■ Instruction ■
In the data below, locate each line with the word "chart" and list it.

** Begin Material **

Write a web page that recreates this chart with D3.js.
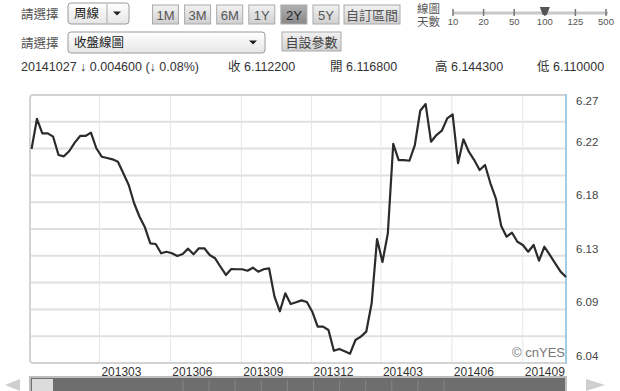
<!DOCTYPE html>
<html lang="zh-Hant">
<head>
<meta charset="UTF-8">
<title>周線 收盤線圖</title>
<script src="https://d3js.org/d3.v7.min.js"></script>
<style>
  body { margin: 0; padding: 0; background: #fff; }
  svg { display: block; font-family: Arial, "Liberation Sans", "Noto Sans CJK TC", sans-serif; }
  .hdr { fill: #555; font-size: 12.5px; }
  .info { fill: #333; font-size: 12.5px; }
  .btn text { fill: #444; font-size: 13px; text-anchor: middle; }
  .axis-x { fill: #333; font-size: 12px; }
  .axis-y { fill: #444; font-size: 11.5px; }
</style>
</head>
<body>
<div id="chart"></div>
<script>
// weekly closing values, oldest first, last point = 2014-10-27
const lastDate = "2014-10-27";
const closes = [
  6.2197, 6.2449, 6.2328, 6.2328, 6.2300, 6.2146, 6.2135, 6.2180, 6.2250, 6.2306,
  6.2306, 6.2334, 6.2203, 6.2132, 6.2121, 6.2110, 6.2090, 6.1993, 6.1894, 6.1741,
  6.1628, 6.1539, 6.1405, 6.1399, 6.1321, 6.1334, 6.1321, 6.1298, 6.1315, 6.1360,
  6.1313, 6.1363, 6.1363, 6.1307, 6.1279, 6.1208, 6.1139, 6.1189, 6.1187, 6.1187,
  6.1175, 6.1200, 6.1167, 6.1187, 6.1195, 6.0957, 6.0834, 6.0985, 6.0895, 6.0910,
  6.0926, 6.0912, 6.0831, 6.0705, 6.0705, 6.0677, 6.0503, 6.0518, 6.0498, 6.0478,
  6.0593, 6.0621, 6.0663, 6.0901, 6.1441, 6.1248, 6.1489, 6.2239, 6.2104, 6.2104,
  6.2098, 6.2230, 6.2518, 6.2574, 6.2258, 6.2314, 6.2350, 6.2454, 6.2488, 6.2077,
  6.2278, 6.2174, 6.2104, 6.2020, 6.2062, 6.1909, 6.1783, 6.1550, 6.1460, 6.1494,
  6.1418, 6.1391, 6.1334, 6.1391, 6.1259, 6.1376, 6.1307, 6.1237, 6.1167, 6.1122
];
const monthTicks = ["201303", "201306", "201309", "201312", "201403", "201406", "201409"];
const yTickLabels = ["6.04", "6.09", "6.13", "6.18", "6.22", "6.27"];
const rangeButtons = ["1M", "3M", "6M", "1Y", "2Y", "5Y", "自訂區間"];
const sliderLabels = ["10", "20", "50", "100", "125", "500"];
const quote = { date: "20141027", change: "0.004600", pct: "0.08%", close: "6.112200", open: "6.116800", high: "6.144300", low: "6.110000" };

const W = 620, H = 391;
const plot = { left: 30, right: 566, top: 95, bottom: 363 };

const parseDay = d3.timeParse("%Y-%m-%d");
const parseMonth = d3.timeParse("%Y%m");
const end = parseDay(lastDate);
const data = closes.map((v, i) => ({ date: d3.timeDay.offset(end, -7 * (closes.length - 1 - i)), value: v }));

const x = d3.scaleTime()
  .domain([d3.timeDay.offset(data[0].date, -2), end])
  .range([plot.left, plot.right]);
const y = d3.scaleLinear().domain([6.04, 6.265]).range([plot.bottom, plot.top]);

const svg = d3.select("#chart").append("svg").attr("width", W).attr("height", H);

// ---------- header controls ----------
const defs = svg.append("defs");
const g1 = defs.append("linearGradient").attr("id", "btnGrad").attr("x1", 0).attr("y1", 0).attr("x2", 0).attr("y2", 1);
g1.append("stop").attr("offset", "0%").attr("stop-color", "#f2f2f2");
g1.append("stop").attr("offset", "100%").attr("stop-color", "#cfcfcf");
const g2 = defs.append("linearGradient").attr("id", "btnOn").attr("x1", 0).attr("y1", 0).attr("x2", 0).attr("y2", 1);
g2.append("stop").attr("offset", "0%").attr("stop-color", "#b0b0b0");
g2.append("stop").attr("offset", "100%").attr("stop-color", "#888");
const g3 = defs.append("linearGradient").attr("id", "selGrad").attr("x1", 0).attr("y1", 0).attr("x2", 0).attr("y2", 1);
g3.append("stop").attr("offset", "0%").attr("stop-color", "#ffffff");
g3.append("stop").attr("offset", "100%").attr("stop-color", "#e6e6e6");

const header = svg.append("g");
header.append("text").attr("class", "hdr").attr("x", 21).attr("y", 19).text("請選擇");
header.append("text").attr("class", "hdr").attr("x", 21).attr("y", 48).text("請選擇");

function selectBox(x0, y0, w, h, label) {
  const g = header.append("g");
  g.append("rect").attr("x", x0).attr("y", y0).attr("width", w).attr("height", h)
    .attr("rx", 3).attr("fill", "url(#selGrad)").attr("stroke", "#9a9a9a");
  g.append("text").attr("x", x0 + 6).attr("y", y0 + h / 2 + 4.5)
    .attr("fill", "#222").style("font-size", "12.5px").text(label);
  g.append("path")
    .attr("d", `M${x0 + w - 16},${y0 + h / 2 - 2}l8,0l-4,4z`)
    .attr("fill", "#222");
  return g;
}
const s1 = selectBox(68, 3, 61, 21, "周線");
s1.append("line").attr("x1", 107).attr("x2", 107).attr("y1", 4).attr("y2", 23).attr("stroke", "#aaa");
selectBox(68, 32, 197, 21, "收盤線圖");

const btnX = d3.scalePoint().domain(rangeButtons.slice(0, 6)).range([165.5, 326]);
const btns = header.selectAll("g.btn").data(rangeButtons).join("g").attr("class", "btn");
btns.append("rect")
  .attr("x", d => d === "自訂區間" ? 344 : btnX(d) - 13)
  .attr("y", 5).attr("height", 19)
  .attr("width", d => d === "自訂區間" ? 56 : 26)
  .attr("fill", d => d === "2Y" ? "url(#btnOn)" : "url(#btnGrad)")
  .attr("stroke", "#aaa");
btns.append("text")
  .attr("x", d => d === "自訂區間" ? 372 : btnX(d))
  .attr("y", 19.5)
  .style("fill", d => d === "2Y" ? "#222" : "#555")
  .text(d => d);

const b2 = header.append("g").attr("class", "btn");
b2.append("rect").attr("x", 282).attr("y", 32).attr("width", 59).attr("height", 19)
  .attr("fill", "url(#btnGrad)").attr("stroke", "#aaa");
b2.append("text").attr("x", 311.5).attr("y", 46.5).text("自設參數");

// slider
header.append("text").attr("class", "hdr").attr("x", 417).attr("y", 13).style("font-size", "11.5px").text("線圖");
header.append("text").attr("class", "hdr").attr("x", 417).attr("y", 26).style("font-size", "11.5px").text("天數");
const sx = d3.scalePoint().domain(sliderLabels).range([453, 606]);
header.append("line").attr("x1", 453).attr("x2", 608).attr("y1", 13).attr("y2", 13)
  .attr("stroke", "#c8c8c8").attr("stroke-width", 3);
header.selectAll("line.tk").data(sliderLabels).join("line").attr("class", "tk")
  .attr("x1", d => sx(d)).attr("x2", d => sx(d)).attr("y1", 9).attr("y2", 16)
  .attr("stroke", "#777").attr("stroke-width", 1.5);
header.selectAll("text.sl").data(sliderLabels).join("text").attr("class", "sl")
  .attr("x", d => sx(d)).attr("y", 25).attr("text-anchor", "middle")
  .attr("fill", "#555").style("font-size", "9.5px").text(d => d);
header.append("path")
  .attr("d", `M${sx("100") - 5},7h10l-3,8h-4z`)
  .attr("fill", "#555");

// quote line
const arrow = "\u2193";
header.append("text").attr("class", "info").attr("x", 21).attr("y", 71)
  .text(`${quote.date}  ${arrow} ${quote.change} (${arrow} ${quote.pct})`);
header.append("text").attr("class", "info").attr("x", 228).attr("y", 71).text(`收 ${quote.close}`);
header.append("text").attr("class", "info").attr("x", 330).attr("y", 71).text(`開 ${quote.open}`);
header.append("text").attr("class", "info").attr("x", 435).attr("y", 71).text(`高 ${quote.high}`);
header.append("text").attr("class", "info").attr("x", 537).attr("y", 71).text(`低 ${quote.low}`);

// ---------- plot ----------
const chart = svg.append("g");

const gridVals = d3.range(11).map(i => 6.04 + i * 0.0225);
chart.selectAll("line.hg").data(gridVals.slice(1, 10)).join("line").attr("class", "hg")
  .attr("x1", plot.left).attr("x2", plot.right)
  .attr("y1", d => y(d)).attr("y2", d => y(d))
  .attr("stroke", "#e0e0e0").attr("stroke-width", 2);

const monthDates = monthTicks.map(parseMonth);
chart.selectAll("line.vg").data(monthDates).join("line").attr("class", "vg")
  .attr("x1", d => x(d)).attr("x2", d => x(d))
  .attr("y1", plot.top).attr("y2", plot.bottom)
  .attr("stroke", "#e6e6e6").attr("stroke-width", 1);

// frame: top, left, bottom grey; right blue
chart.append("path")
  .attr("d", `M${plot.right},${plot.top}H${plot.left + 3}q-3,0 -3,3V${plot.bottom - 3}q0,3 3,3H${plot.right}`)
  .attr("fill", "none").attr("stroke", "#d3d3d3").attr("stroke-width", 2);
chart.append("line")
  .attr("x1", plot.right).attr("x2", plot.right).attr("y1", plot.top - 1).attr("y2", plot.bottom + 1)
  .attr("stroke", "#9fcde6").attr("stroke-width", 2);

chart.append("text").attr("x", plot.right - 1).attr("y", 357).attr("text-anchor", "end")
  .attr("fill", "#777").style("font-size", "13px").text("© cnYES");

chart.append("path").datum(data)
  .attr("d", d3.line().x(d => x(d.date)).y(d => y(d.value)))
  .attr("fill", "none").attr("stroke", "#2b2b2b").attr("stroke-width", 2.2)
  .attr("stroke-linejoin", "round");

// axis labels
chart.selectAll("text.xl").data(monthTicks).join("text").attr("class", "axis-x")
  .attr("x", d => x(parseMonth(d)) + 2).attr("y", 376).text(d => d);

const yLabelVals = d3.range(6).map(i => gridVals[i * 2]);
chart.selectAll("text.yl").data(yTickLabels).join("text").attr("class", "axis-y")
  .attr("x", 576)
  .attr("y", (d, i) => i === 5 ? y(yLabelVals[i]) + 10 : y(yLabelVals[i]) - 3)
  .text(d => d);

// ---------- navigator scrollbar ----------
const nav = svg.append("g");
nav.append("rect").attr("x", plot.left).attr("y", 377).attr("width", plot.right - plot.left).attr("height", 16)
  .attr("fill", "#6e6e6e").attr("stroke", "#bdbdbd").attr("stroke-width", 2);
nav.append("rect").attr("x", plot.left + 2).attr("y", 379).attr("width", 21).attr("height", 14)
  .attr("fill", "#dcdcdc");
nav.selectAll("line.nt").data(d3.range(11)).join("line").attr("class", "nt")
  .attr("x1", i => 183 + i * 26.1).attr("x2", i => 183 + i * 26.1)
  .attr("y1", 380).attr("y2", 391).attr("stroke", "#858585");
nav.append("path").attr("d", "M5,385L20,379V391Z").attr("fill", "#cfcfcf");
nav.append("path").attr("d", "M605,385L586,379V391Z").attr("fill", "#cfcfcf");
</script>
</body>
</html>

** End Material **

■ Exercise answer ■
Write a web page that recreates this chart with D3.js.
<div id="chart"></div>
const svg = d3.select("#chart").append("svg").attr("width", W).attr("height", H);
const chart = svg.append("g");
chart.selectAll("line.hg").data(gridVals.slice(1, 10)).join("line").attr("class", "hg")
chart.selectAll("line.vg").data(monthDates).join("line").attr("class", "vg")
chart.append("path")
chart.append("line")
chart.append("text").attr("x", plot.right - 1).attr("y", 357).attr("text-anchor", "end")
chart.append("path").datum(data)
chart.selectAll("text.xl").data(monthTicks).join("text").attr("class", "axis-x")
chart.selectAll("text.yl").data(yTickLabels).join("text").attr("class", "axis-y")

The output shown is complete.